Maitland Pollock

Personal information
- Full name: Maitland Alexander Inglis Pollock
- Date of birth: 31 October 1952 (age 72)
- Place of birth: Dumfries, Scotland
- Height: 5 ft 8 in (1.73 m)
- Position(s): Winger

Senior career*
- Years: Team / Apps / (Gls)
- 1970–1973: Nottingham Forest / 0 / (0)
- 1973–197?: Walsall / 2 / (0)
- Burton Albion
- 1974–1976: Luton Town / 6 / (0)
- 1976–1978: Portsmouth / 54 / (10)
- 1978–1979: Queen of the South / 23 / (1)
- Total:  / 85+ / (11+)

= Maitland Pollock =

Scottish footballer

Maitland Alexander Inglis Pollock (born 31 October 1952) is a Scottish former professional footballer. He was born in Dumfries and grew up in Lochmaben.

Pollock was a winger who after serving as an apprentice started his senior career with Nottingham Forest in the era in the likes of Neil Martin. However, he never played a senior league game for Forest in the three years he had at the City Ground as a pro.

He next was at Walsall in season 1973–74 where he played in two league games before going to non league Burton Albion. He then joined Luton Town where in 1974–75 he played six first team league games with the club in the second tier of English league football.

His next club was Portsmouth, a division below Luton where in two seasons he played 54 league games scoring 10 goals.
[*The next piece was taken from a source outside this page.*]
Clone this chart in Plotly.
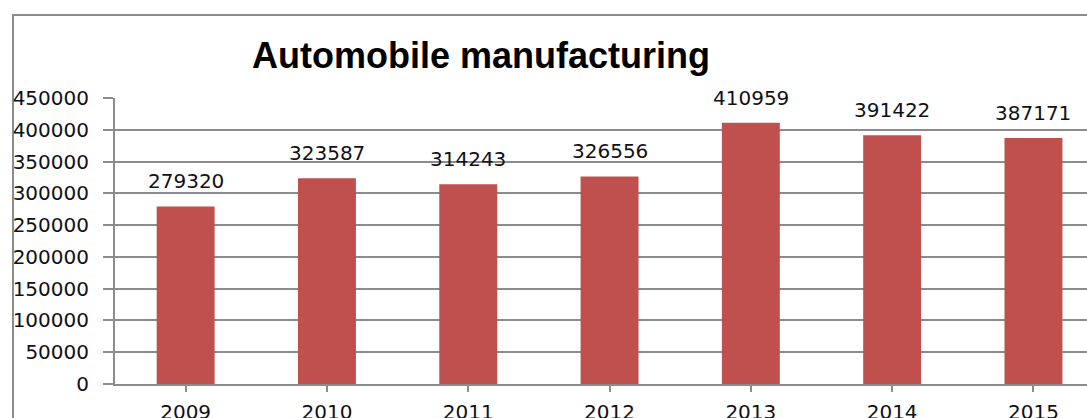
import plotly.graph_objects as go

years = ["2009", "2010", "2011", "2012", "2013", "2014", "2015"]
production = [279320, 323587, 314243, 326556, 410959, 391422, 387171]
y_ticks = [0, 50000, 100000, 150000, 200000, 250000, 300000, 350000, 400000, 450000]

W, H = 1087, 418
L, T, B = 115, 98, 34
bar_color = "#C0504D"
grid_color = "#8C8C8C"
label_font = dict(family="DejaVu Sans", size=20, color="#101018")

fig = go.Figure()
fig.add_trace(go.Bar(
    x=list(range(len(years))), y=production, width=0.41,
    marker=dict(color=bar_color, line=dict(width=0)),
    hoverinfo="skip",
))

for i, v in enumerate(production):
    fig.add_annotation(x=i, y=v, text=str(v), showarrow=False,
                       xanchor="center", yanchor="bottom", yshift=11,
                       font=label_font)

plot_w = W - L
band = 141.3
x_hi = -0.5 + plot_w / band

# outer chart frame (cropped)
fig.add_shape(type="rect", xref="paper", yref="paper",
              x0=(13 - L) / plot_w, x1=1.2,
              y0=-0.5, y1=1 + (T - 15) / (H - T - B),
              line=dict(color=grid_color, width=2), fillcolor="rgba(0,0,0,0)",
              layer="below")

fig.update_layout(
    width=W, height=H,
    margin=dict(l=L, r=0, t=T, b=B, pad=0, autoexpand=False),
    paper_bgcolor="white", plot_bgcolor="white",
    showlegend=False,
    title=dict(text="<b>Automobile manufacturing</b>",
               font=dict(family="Liberation Sans", size=36, color="black"),
               x=481 / W, xanchor="center", xref="container",
               y=1 - 55 / H, yanchor="middle", yref="container",
               automargin=False),
    xaxis=dict(
        range=[-0.5, x_hi], automargin=False,
        tickmode="array", tickvals=list(range(len(years))), ticktext=years,
        ticks="outside", ticklen=6, tickwidth=2, tickcolor=grid_color,
        tickson="boundaries",
        showline=True, linecolor=grid_color, linewidth=2,
        showgrid=False, zeroline=False,
        ticklabelstandoff=3,
        tickfont=label_font,
    ),
    yaxis=dict(
        range=[0, 450000], automargin=False,
        tickmode="array", tickvals=y_ticks, ticktext=[str(t) for t in y_ticks],
        ticks="outside", ticklen=10, tickwidth=2, tickcolor=grid_color,
        showline=True, linecolor=grid_color, linewidth=2,
        showgrid=True, gridcolor=grid_color, gridwidth=2,
        zeroline=False,
        ticklabelstandoff=10,
        tickfont=label_font,
    ),
    bargap=0.59,
)

fig.write_html("out.html")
His last club in senior football was the team from the town of his birth, Queen of the South in Dumfries in the era of Allan Ball, Iain McChesney, Jocky Dempster, Crawford Boyd and Nobby Clark. In season 1978–79 Pollock played 23 league games for the Palmerston Park men scoring one goal. His career in football ended at the age of 26.